We all read the same blogs. We read the same books, take more or less the same
classes at schools, watch the same videos, read the same articles. We all have
at our disposal cheap, powerful technology.

What is our advantage?

This point can be spun two ways: because our resources are so uniformly
distributed, we can attribute more and more to randon luck. On the other hand,
you can also say that because all else is equal, success depends solely on
your creativity and and hard work.

Interesting topic for sure.

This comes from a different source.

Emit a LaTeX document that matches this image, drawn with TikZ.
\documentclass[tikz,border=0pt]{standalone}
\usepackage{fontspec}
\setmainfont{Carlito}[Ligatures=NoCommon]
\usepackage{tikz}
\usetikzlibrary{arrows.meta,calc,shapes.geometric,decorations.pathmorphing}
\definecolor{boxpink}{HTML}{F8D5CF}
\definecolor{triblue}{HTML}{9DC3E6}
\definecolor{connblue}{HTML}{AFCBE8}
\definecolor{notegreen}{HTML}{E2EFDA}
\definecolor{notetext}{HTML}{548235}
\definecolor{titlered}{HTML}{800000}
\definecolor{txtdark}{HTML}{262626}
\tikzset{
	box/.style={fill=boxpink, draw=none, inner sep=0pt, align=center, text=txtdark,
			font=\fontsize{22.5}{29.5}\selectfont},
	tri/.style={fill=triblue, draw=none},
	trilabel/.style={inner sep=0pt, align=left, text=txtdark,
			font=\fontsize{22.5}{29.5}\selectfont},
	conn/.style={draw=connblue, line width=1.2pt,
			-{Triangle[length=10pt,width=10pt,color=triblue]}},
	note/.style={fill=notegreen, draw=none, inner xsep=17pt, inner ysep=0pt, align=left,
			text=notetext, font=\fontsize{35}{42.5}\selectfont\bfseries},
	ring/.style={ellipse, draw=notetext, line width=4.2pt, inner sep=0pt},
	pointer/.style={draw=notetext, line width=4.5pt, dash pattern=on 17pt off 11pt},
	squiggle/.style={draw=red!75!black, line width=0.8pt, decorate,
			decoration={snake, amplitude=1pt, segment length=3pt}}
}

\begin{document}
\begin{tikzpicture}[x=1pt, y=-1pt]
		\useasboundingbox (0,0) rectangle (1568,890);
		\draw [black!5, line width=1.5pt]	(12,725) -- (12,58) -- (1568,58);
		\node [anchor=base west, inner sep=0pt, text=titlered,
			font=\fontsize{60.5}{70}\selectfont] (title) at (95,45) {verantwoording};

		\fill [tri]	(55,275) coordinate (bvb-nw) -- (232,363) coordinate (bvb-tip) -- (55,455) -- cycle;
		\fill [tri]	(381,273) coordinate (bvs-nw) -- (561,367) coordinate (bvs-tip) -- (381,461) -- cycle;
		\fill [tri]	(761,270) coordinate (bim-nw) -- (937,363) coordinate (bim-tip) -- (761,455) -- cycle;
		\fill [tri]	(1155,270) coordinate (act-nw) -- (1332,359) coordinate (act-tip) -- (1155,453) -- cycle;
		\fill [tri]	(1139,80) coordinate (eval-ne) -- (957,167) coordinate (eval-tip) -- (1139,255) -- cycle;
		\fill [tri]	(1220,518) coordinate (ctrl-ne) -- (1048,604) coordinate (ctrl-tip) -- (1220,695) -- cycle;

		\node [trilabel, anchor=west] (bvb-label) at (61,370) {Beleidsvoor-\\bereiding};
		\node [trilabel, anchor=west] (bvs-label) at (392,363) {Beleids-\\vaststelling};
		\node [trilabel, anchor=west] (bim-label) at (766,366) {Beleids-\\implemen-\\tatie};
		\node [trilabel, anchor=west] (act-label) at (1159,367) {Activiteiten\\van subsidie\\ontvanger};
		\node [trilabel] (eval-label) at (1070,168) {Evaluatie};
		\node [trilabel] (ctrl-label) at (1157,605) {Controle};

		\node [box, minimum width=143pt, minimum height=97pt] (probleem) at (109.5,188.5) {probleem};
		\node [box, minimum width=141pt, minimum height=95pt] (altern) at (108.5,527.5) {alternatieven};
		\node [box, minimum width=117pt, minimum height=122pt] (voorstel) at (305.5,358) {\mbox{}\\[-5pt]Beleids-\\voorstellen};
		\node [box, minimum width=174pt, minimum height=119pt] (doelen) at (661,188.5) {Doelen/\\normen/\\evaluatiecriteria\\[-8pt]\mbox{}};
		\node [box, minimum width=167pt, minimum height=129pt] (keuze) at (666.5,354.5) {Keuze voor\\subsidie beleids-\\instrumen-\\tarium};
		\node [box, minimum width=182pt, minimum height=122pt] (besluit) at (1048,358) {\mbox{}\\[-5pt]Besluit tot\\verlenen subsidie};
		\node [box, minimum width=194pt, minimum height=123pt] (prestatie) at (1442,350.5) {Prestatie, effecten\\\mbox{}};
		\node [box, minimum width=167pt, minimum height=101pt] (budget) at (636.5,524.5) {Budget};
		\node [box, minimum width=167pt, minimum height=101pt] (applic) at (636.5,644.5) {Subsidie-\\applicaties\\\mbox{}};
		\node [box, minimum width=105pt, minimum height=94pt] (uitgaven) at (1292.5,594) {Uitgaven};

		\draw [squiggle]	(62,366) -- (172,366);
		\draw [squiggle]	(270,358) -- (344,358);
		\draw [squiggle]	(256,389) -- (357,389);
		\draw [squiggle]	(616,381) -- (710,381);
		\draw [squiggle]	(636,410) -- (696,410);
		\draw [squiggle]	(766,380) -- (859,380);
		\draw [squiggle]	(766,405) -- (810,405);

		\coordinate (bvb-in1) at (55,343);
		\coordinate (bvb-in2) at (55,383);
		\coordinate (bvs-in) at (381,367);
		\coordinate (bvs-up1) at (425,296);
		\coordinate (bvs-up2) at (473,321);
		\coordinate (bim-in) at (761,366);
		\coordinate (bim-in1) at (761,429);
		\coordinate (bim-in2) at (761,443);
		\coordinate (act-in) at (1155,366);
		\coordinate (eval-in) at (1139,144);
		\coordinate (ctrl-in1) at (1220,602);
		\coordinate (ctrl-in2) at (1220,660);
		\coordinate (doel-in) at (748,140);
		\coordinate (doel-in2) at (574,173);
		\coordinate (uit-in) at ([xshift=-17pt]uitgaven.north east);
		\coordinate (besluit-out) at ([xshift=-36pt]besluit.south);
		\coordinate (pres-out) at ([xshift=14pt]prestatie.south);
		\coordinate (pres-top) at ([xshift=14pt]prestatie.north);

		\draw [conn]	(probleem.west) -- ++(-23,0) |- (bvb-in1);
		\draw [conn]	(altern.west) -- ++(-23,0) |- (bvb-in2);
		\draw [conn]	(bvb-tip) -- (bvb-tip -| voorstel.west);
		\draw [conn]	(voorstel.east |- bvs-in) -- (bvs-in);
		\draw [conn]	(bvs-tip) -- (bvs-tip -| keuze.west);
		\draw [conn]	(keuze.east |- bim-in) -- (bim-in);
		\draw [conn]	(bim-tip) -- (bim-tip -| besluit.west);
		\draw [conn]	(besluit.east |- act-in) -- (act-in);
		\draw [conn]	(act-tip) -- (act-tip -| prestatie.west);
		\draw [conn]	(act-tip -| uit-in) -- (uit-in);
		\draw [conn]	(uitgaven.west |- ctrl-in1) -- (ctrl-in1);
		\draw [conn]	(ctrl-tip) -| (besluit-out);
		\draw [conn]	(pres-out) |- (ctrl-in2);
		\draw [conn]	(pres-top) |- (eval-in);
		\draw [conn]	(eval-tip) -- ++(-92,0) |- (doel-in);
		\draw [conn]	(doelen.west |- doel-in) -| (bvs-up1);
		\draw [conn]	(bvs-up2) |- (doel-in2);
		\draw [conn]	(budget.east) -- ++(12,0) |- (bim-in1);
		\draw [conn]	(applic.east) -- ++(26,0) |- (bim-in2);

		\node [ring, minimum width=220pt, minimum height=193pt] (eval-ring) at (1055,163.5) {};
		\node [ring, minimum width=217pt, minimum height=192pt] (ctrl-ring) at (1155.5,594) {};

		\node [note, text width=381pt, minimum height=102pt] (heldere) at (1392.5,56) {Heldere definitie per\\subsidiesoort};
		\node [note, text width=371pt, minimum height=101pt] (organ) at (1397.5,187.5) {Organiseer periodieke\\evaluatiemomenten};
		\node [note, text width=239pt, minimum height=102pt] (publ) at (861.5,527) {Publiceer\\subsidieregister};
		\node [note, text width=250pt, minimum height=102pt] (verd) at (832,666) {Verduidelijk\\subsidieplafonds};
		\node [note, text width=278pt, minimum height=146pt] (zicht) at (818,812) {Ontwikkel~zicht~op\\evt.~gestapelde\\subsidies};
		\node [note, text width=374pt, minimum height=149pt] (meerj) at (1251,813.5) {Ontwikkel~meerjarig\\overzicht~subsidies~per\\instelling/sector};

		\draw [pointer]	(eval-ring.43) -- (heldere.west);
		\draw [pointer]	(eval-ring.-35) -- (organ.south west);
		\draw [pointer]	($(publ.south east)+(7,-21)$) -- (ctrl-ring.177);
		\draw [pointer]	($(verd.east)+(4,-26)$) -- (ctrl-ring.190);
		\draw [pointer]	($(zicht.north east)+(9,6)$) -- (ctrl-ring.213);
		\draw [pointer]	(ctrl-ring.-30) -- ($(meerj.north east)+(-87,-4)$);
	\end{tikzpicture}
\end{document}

And btw, personally Im a firm believe that we have
a hand in making our own luck.

------
farmer_ted
This is one of the ideas put forward in Taleb's "Black Swan": by increasing
your exposure to positive "Black Swan" events, you can improve your chances of
being successful (with _something_ ).

One way to increase your exposure to positive Black Swans is to get out and
mingle in a diverse environment; that fosters serendipitous encounters, which
can lead to positive outcomes.

One of the things I really enjoyed about Taleb's book is his point about the
role of luck in the general result of being successful.

------
anigbrowl
'Chance favors the prepared mind.'

------
cal5k
This article featured perhaps one of the greatest lines I've ever read in the
Economist: "Schumpeter was tempted to visit some creative destruction on the
book with a blowtorch."

------
wuputah
While the article makes a point that I'm inclined to agree with after two
years of running my own business, I stopped reading when they mentioned that
World of Warcraft is a game of "swords and hobgoblins." World of Warcraft does
not have hobgoblins. Ok, well actually, they're being added in Cataclysm, but
I doubt the author knew that.

Then again, maybe my downfall was too much World of Warcraft.